Zwar können die Bezirke Familien zu einer neuen Wohnung verhelfen, doch erweist sich die Wohnungssuche für allein stehende Männer als schwierig, zumal die momentane Entspannung auf dem Wohnungsmarkt das untere Preissegment nicht einschließt. „Regelmäßig verweisen Wohnungsbaugesellschaften auf den Mangel an Einzimmerwohnungen", sagt Haberkorn, „doch dahinter steht auch die Haltung, sich kein zusätzliches Problem ins Haus holen zu wollen".

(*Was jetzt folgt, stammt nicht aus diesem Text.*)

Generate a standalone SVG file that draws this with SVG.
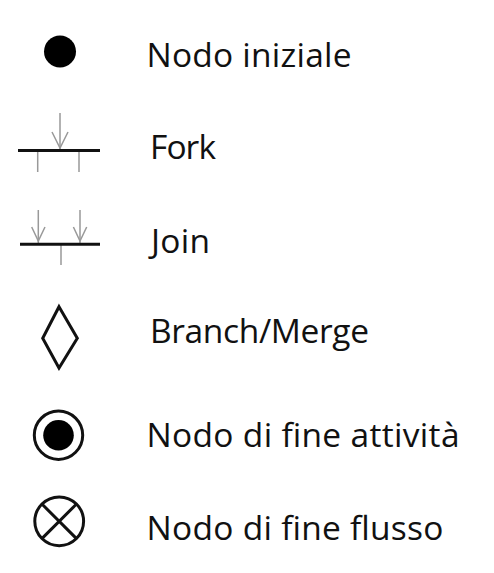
<svg xmlns="http://www.w3.org/2000/svg" width="494" height="573" viewBox="0 0 494 573">
<style>
.lbl{font-family:"Open Sans","Noto Sans","DejaVu Sans",sans-serif;font-size:33.5px;fill:#111}
.bar{stroke:#111;stroke-width:3;fill:none}
.thin{stroke:#999;stroke-width:1.5;fill:none}
.sym{stroke:#111;stroke-width:3;fill:none}
</style>
<rect width="494" height="573" fill="#fff"/>
<g id="initial">
<circle cx="60" cy="51.5" r="16" fill="#000"/>
<text class="lbl" x="146.5" y="66.5" textLength="205">Nodo iniziale</text>
</g>
<g id="fork">
<line class="thin" x1="60" y1="113" x2="60" y2="149"/>
<polyline class="thin" points="52,132 60,148 68,132"/>
<line class="thin" x1="37.7" y1="151" x2="37.7" y2="172"/>
<line class="thin" x1="79" y1="151" x2="79" y2="172"/>
<line class="bar" x1="18" y1="150.5" x2="100" y2="150.5"/>
<text class="lbl" x="150" y="159" textLength="66">Fork</text>
</g>
<g id="join">
<line class="thin" x1="38.3" y1="210" x2="38.3" y2="243"/>
<polyline class="thin" points="31.7,227 38.3,241 45,227"/>
<line class="thin" x1="80" y1="210" x2="80" y2="243"/>
<polyline class="thin" points="73.4,227 80,241 86.7,227"/>
<line class="thin" x1="61" y1="245" x2="61" y2="265"/>
<line class="bar" x1="20" y1="244.3" x2="100" y2="244.3"/>
<text class="lbl" x="151" y="253" textLength="59">Join</text>
</g>
<g id="branch">
<polygon class="sym" stroke-width="2.5" points="59,306.7 77.3,338.3 59,368 42.7,338.3"/>
<text class="lbl" x="150" y="343.3" textLength="219">Branch/Merge</text>
</g>
<g id="activity-final">
<circle class="sym" cx="58.5" cy="435.2" r="24.2"/>
<circle cx="58.5" cy="435.2" r="15.3" fill="#000"/>
<text class="lbl" x="146.5" y="446.7" textLength="313">Nodo di fine attività</text>
</g>
<g id="flow-final">
<circle class="sym" stroke-width="2.7" cx="59.2" cy="521.3" r="24.4"/>
<line class="sym" stroke-width="2.5" x1="41.9" y1="504" x2="76.5" y2="538.6"/>
<line class="sym" stroke-width="2.5" x1="76.5" y1="504" x2="41.9" y2="538.6"/>
<text class="lbl" x="146.5" y="540" textLength="297">Nodo di fine flusso</text>
</g>
<g id="connectors"></g>
</svg>
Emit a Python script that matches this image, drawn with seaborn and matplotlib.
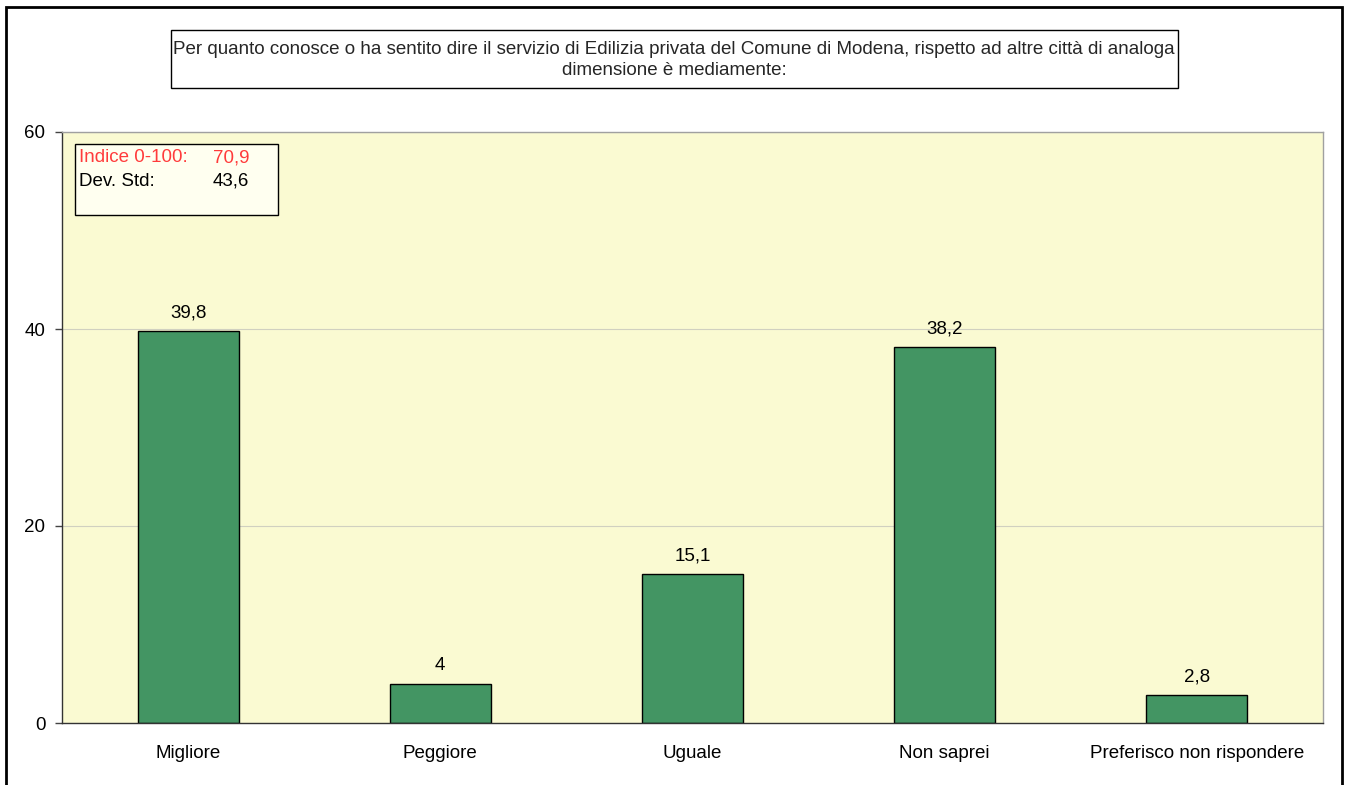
import matplotlib
matplotlib.use("Agg")
import matplotlib.pyplot as plt
import seaborn as sns
import pandas as pd
from matplotlib.patches import Rectangle
from matplotlib.ticker import FixedLocator

categories = ["Migliore", "Peggiore", "Uguale", "Non saprei", "Preferisco non rispondere"]
values = [39.8, 4, 15.1, 38.2, 2.8]
value_labels = ["39,8", "4", "15,1", "38,2", "2,8"]
yticks = [0, 20, 40, 60]
title = ("Per quanto conosce o ha sentito dire il servizio di Edilizia privata del Comune di Modena, rispetto ad altre città di analoga\n"
         "dimensione è mediamente:")
index_label, index_value = "Indice 0-100:", "70,9"
std_label, std_value = "Dev. Std:", "43,6"

FS = 13.5

sns.set_theme(style="white")
plt.rcParams['font.family'] = ['Liberation Sans', 'DejaVu Sans']

fig = plt.figure(figsize=(13.48, 7.85), dpi=100)
ax = fig.add_axes([62/1348, 1-723/785, (1323-62)/1348, (723-132)/785])
ax.set_facecolor("#FAFAD2")

df = pd.DataFrame({"cat": categories, "val": values})
sns.barplot(data=df, x="cat", y="val", ax=ax, color="#439563", width=0.4,
            edgecolor="black", linewidth=1.0, saturation=1)

ax.set_xlim(-0.5, len(categories) - 0.5)
ax.set_ylim(0, 60)
ax.set_yticks(yticks)
ax.set_yticklabels([str(t) for t in yticks], fontsize=FS, color="black")
ax.yaxis.grid(True, color="#D0D0C0", linewidth=0.8)
ax.set_axisbelow(True)
ax.set_xlabel("")
ax.set_ylabel("")
ax.set_xticks(range(len(categories)))
ax.set_xticklabels(categories, fontsize=FS, color="black")
ax.tick_params(axis="x", length=0, pad=16)
ax.xaxis.set_minor_locator(FixedLocator([i - 0.5 for i in range(len(categories) + 1)]))
ax.tick_params(axis="x", which="minor", length=5, color="#444444", width=1, direction="out")
ax.tick_params(axis="y", length=5, color="#444444", width=1, direction="out", pad=7, left=True)

for s in ["left", "bottom"]:
    ax.spines[s].set_color("#333333")
    ax.spines[s].set_linewidth(1.0)
for s in ["top", "right"]:
    ax.spines[s].set_color("#A0A0A0")
    ax.spines[s].set_linewidth(1.0)

for i, (v, lab) in enumerate(zip(values, value_labels)):
    ax.annotate(lab, (i, v), xytext=(0, 7), textcoords="offset points",
                ha="center", va="bottom", fontsize=FS, color="black")

# Title box
fig.patches.append(Rectangle((171/1348, 1-88/785), (1178-171)/1348, (88-30)/785,
                             transform=fig.transFigure, facecolor="white",
                             edgecolor="black", linewidth=1.0, zorder=5))
fig.text(674/1348, 1-60/785, title, ha="center", va="center", fontsize=FS,
         linespacing=1.35, zorder=6)

# Stats box
fig.patches.append(Rectangle((75/1348, 1-215/785), (278-75)/1348, (215-144)/785,
                             transform=fig.transFigure, facecolor="#FFFFF0",
                             edgecolor="black", linewidth=1.0, zorder=5))
fig.text(79/1348, 1-158/785, index_label, color="#FF3B3B", fontsize=FS, va="center", ha="left", zorder=6)
fig.text(249/1348, 1-158/785, index_value, color="#FF3B3B", fontsize=FS, va="center", ha="right", zorder=6)
fig.text(79/1348, 1-181/785, std_label, color="black", fontsize=FS, va="center", ha="left", zorder=6)
fig.text(249/1348, 1-181/785, std_value, color="black", fontsize=FS, va="center", ha="right", zorder=6)

# Figure border
fig.patches.append(Rectangle((6/1348, -0.05), (1342-6)/1348, 1.05 - 7/785,
                             transform=fig.transFigure, facecolor="none",
                             edgecolor="black", linewidth=2.0, zorder=10))

fig.savefig("out.png", dpi=100)
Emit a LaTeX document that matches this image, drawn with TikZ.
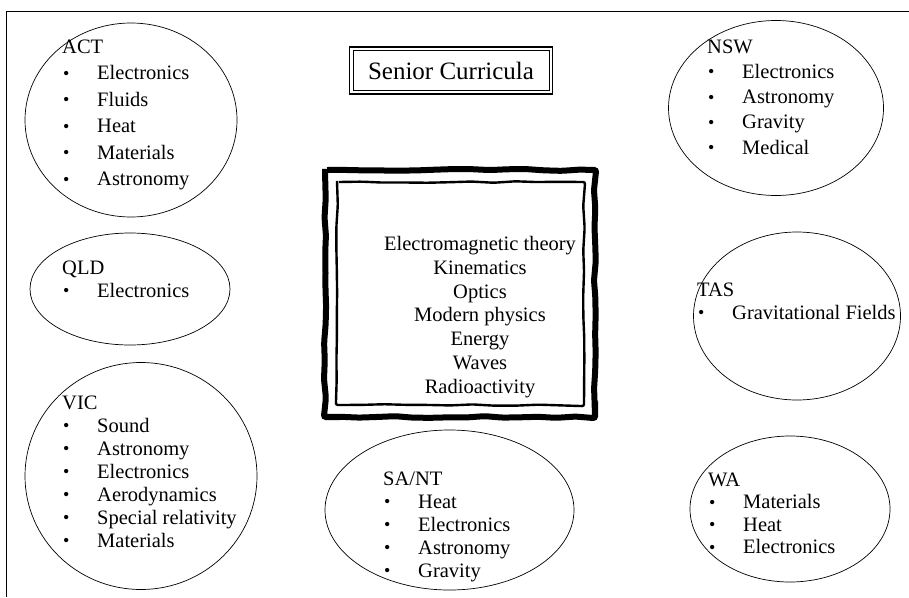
\documentclass[tikz,border=0pt]{standalone}
\usepackage{fontspec}
\setmainfont{Liberation Serif}
\usetikzlibrary{shapes.geometric,decorations.pathmorphing}

% one state: label on top, bulleted topics below
\newcommand{\topiclist}[2]{%
  \begin{tabular}[t]{@{}p{35pt}@{}l@{}}
    \multicolumn{2}{@{}l@{}}{#1}\\
    #2
  \end{tabular}}
\newcommand{\itm}[1]{\hspace*{1pt}\raisebox{0.5pt}{\fontsize{18}{18}\selectfont\textbullet} & #1\\}

\begin{document}
\begin{tikzpicture}[x=1pt, y=-1pt,
    region/.style={draw, ellipse, inner sep=0pt, line width=0.7pt},
    topics/.style={anchor=base west, inner sep=0pt, font=\fontsize{20.5}{#1}\selectfont},
    topics/.default=23,
    core/.style={align=center, inner sep=0pt, font=\fontsize{20.5}{23.7}\selectfont}]
  \useasboundingbox (0,0) rectangle (909,597);
  \pgfmathsetseed{11}

  % page frame
  \draw[line width=0.8pt] (909,11) -- (6,11) -- (6,597);

  % title
  \node[minimum width=203pt, minimum height=47pt, draw, line width=1.3pt] (title) at (451,70.5) {};
  \node[minimum width=196pt, minimum height=40pt, draw, line width=0.6pt, font=\fontsize{25}{28}\selectfont] (titletext) at (title.center) {Senior Curricula};

  % core topics in the wavy frame
  \node[core] (common) at (480,317) {Electromagnetic theory\\ Kinematics\\ Optics\\ Modern physics\\ Energy\\ Waves\\ Radioactivity};
  \draw[line width=6pt, rounded corners=2pt, decorate, decoration={random steps, segment length=18pt, amplitude=1.2pt}]
    (325,170) -- (595,170) -- (595,417) -- (325,417) -- cycle;
  \draw[line width=2.4pt, rounded corners=2pt, decorate, decoration={random steps, segment length=22pt, amplitude=0.8pt}]
    (337,182) -- (584,182) -- (584,405) -- (337,405) -- cycle;

  % states
  \node[region, minimum width=212pt, minimum height=194pt] (act) at (131,120) {};
  \node[topics=26.5] (actlist) at (62,53) {\topiclist{ACT}{\itm{Electronics}\itm{Fluids}\itm{Heat}\itm{Materials}\itm{Astronomy}}};

  \node[region, minimum width=200pt, minimum height=112pt] (qld) at (130,289) {};
  \node[topics] (qldlist) at (62,274) {\topiclist{QLD}{\itm{Electronics}}};

  \node[region, minimum width=232pt, minimum height=227pt] (vic) at (141,476) {};
  \node[topics] (viclist) at (62,409) {\topiclist{VIC}{\itm{Sound}\itm{Astronomy}\itm{Electronics}\itm{Aerodynamics}\itm{Special relativity}\itm{Materials}}};

  \node[region, minimum width=249pt, minimum height=160pt] (sant) at (449.5,510) {};
  \node[topics] (santlist) at (383,485) {\topiclist{SA/NT}{\itm{Heat}\itm{Electronics}\itm{Astronomy}\itm{Gravity}}};

  \node[region, minimum width=215pt, minimum height=175pt] (nsw) at (776,108) {};
  \node[topics=25.3] (nswlist) at (707,53) {\topiclist{NSW}{\itm{Electronics}\itm{Astronomy}\itm{Gravity}\itm{Medical}}};

  \node[region, minimum width=207pt, minimum height=168pt] (tas) at (797,316) {};
  \node[topics] (taslist) at (697,296) {\topiclist{TAS}{\itm{Gravitational Fields}}};

  \node[region, minimum width=200pt, minimum height=146pt] (wa) at (790,509) {};
  \node[topics=22.5] (walist) at (708,486) {\topiclist{WA}{\itm{Materials}\itm{Heat}\itm{Electronics}}};
\end{tikzpicture}
\end{document}
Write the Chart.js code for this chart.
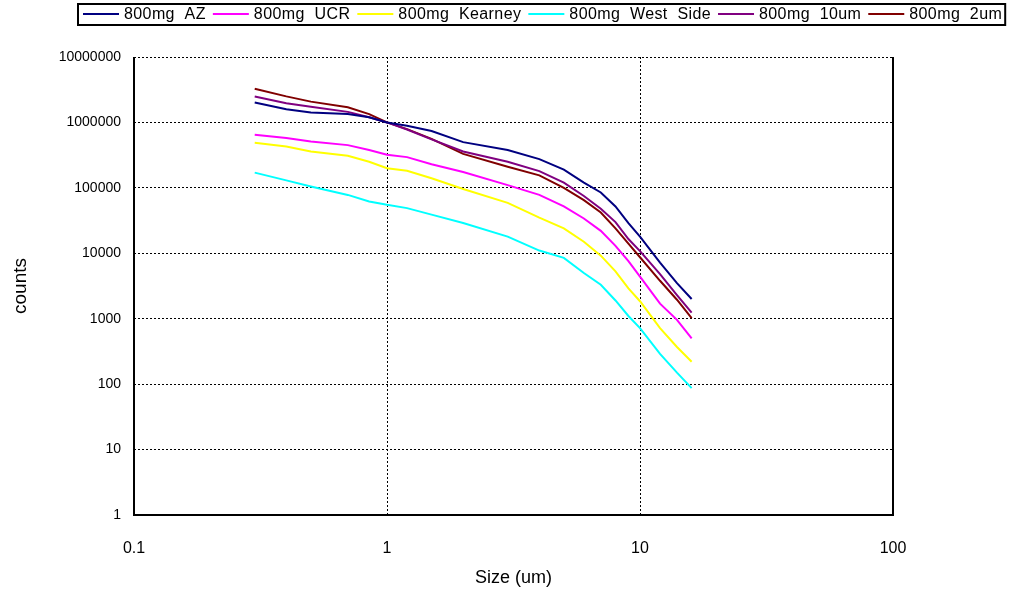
<!DOCTYPE html>
<html>
<head>
<meta charset="utf-8">
<script src="https://cdn.jsdelivr.net/npm/chart.js@4"></script>
<style>
  html, body { margin: 0; padding: 0; background: #fff; }
  #wrap { width: 1014px; height: 597px; position: relative; }
</style>
</head>
<body>
<div id="wrap"><canvas id="chart"></canvas></div>
<script>
// Particle size bins (um) and counts for each sample
const sizes = [0.3, 0.4, 0.5, 0.7, 0.85, 1, 1.2, 1.5, 2, 3, 4, 5, 6, 7, 8, 9, 10, 12, 14, 16];

const countsAZ = [2.02e6, 1.59e6, 1.42e6, 1.34e6, 1.2e6, 1.0e6, 8.9e5, 7.4e5, 5.0e5, 3.8e5, 2.75e5, 1.9e5, 1.2e5, 8.5e4, 5.2e4, 2.9e4, 1.8e4, 7.2e3, 3.5e3, 2.0e3];
const countsUCR = [6.5e5, 5.8e5, 5.1e5, 4.5e5, 3.8e5, 3.2e5, 2.95e5, 2.3e5, 1.75e5, 1.1e5, 7.8e4, 5.2e4, 3.4e4, 2.2e4, 1.3e4, 7.6e3, 4.4e3, 1.7e3, 960, 500];
const countsKearney = [4.9e5, 4.3e5, 3.6e5, 3.1e5, 2.5e5, 2.0e5, 1.82e5, 1.4e5, 9.6e4, 5.9e4, 3.5e4, 2.4e4, 1.5e4, 9.2e3, 5.3e3, 2.9e3, 1.85e3, 720, 370, 220];
const countsWestSide = [1.71e5, 1.3e5, 1.05e5, 7.8e4, 6.2e4, 5.5e4, 4.9e4, 3.9e4, 2.9e4, 1.8e4, 1.1e4, 8.5e3, 5.0e3, 3.3e3, 1.9e3, 1.1e3, 720, 290, 150, 87];
const counts10um = [2.49e6, 1.97e6, 1.74e6, 1.45e6, 1.2e6, 1.0e6, 7.8e5, 5.5e5, 3.6e5, 2.5e5, 1.8e5, 1.2e5, 7.5e4, 4.8e4, 3.0e4, 1.65e4, 1.08e4, 4.8e3, 2.3e3, 1.24e3];
const counts2um = [3.27e6, 2.5e6, 2.08e6, 1.7e6, 1.34e6, 1.0e6, 7.9e5, 5.6e5, 3.3e5, 2.1e5, 1.55e5, 1.0e5, 6.5e4, 4.2e4, 2.4e4, 1.4e4, 8.7e3, 3.8e3, 1.95e3, 1.02e3];

const seriesLabels = ['800mg  AZ', '800mg  UCR', '800mg  Kearney', '800mg  West  Side', '800mg  10um', '800mg  2um'];
const seriesColors = ['#000080', '#FF00FF', '#FFFF00', '#00FFFF', '#800080', '#800000'];
const seriesValues = [countsAZ, countsUCR, countsKearney, countsWestSide, counts10um, counts2um];

const xTickValues = [0.1, 1, 10, 100];
const xTickLabels = ['0.1', '1', '10', '100'];
const yTickValues = [1, 10, 100, 1000, 10000, 100000, 1000000, 10000000];
const yTickLabels = ['1', '10', '100', '1000', '10000', '100000', '1000000', '10000000'];

const FONT = '"Liberation Sans", Arial, sans-serif';

// Boxed legend row across the top of the page
const boxedLegend = {
  id: 'boxedLegend',
  afterDraw(chart) {
    const ctx = chart.ctx;
    ctx.save();
    ctx.font = '16px ' + FONT;
    ctx.letterSpacing = '0.4px';
    ctx.textBaseline = 'middle';
    ctx.fillStyle = '#000';
    const startX = 83, cy = 14, lineLen = 36, gapText = 5, gapItem = 7;
    let x = startX;
    chart.data.datasets.forEach((ds, i) => {
      ctx.strokeStyle = ds.borderColor;
      ctx.lineWidth = 2;
      ctx.beginPath();
      ctx.moveTo(x, cy);
      ctx.lineTo(x + lineLen, cy);
      ctx.stroke();
      x += lineLen + gapText;
      ctx.fillText(ds.label, x, cy + 1);
      x += ctx.measureText(ds.label).width;
      if (i < chart.data.datasets.length - 1) x += gapItem;
    });
    ctx.strokeStyle = '#000';
    ctx.lineWidth = 2;
    ctx.strokeRect(startX - 5, 4, x - startX + 8, 21);
    ctx.restore();
  }
};

// Solid frame on the left, right and bottom of the plot area
const plotFrame = {
  id: 'plotFrame',
  afterDatasetsDraw(chart) {
    const a = chart.chartArea, ctx = chart.ctx;
    ctx.save();
    ctx.strokeStyle = '#000';
    ctx.lineWidth = 2;
    ctx.beginPath();
    ctx.moveTo(a.left, a.top);
    ctx.lineTo(a.left, a.bottom);
    ctx.lineTo(a.right, a.bottom);
    ctx.lineTo(a.right, a.top);
    ctx.stroke();
    ctx.restore();
  }
};

new Chart(document.getElementById('chart'), {
  type: 'line',
  data: {
    datasets: seriesValues.map((vals, i) => ({
      label: seriesLabels[i],
      data: sizes.map((s, j) => ({ x: s, y: vals[j] })),
      borderColor: seriesColors[i],
      backgroundColor: seriesColors[i],
      borderWidth: 2,
      pointRadius: 0,
      tension: 0,
      fill: false
    }))
  },
  options: {
    responsive: true,
    maintainAspectRatio: false,
    animation: false,
    layout: { padding: { left: 0, right: 121, top: 57, bottom: 0 } },
    plugins: {
      legend: { display: false },
      tooltip: { enabled: false }
    },
    scales: {
      x: {
        type: 'logarithmic',
        min: 0.1,
        max: 100,
        afterBuildTicks: s => { s.ticks = xTickValues.map(v => ({ value: v })); },
        afterFit: s => { s.height = 82; },
        grid: { color: '#000', lineWidth: 1, drawTicks: false },
        border: { display: false, dash: [2, 2] },
        ticks: {
          color: '#000',
          font: { family: FONT, size: 16 },
          padding: 24,
          maxRotation: 0,
          autoSkip: false,
          callback: (v, i) => xTickLabels[i]
        },
        title: {
          display: true,
          text: 'Size (um)',
          color: '#000',
          font: { family: FONT, size: 18 },
          padding: { top: 0, bottom: 8 }
        }
      },
      y: {
        type: 'logarithmic',
        min: 1,
        max: 10000000,
        afterBuildTicks: s => { s.ticks = yTickValues.map(v => ({ value: v })); },
        afterFit: s => { s.width = 134; },
        grid: { color: '#000', lineWidth: 1, drawTicks: false },
        border: { display: false, dash: [2, 2] },
        ticks: {
          color: '#000',
          font: { family: FONT, size: 14 },
          padding: 13,
          autoSkip: false,
          callback: (v, i) => yTickLabels[i]
        },
        title: {
          display: true,
          text: 'counts',
          color: '#000',
          font: { family: FONT, size: 19 },
          padding: { top: 9, bottom: 0 }
        }
      }
    }
  },
  plugins: [boxedLegend, plotFrame]
});
</script>
</body>
</html>
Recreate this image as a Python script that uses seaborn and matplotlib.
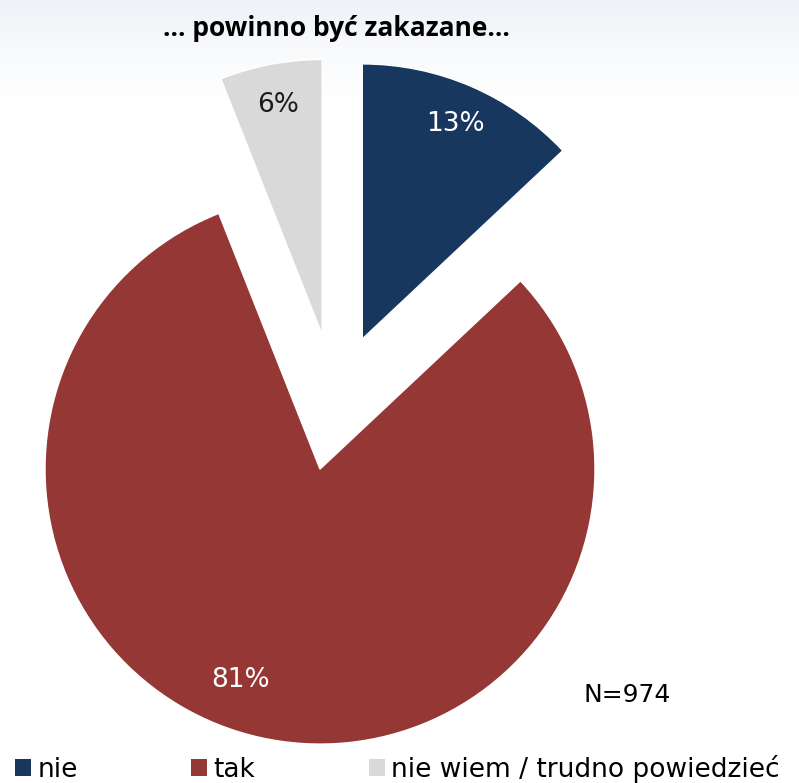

Ein Vertragsabschluss scheitert in vielen fällen auch daran, dass das Sozialamt die vom Vermieter geforderte Einzelfallbetreuung aus Kostengründen ablehnt. Ist es dann nicht möglich, bei Verwandten unterzukommen, endet die Suche nach einer Wohnung immer häufiger in einem gewerblichen Obdachlosenasyl. Dort sind die Betroffenen dann ihrem Schicksal überlassen. Mangels sozialer Betreuung verlassen sie diese Unterkunft nicht selten freiwillig - mit dem Risiko, endgültig ohne Obdach zu sein.

Ohnehin sind Wohnungsverlust und Obdachlosigkeit am besten vorbeugend zu bekämpfen, meint Regine Rochlitz von der Sozialen Wohnhilfe Schöneberg. Aufklärung, Beratung und vor allem eine enge Zusammenarbeit mit den Hauseigentümern seien dringend erforderlich. „Unsere guten Kontakte zur Wohnungswirtschaft haben schon oft dazu geführt, dass wir in Schöneberg Menschen vor der Unterbringung in einer Läusepension bewahren konnten."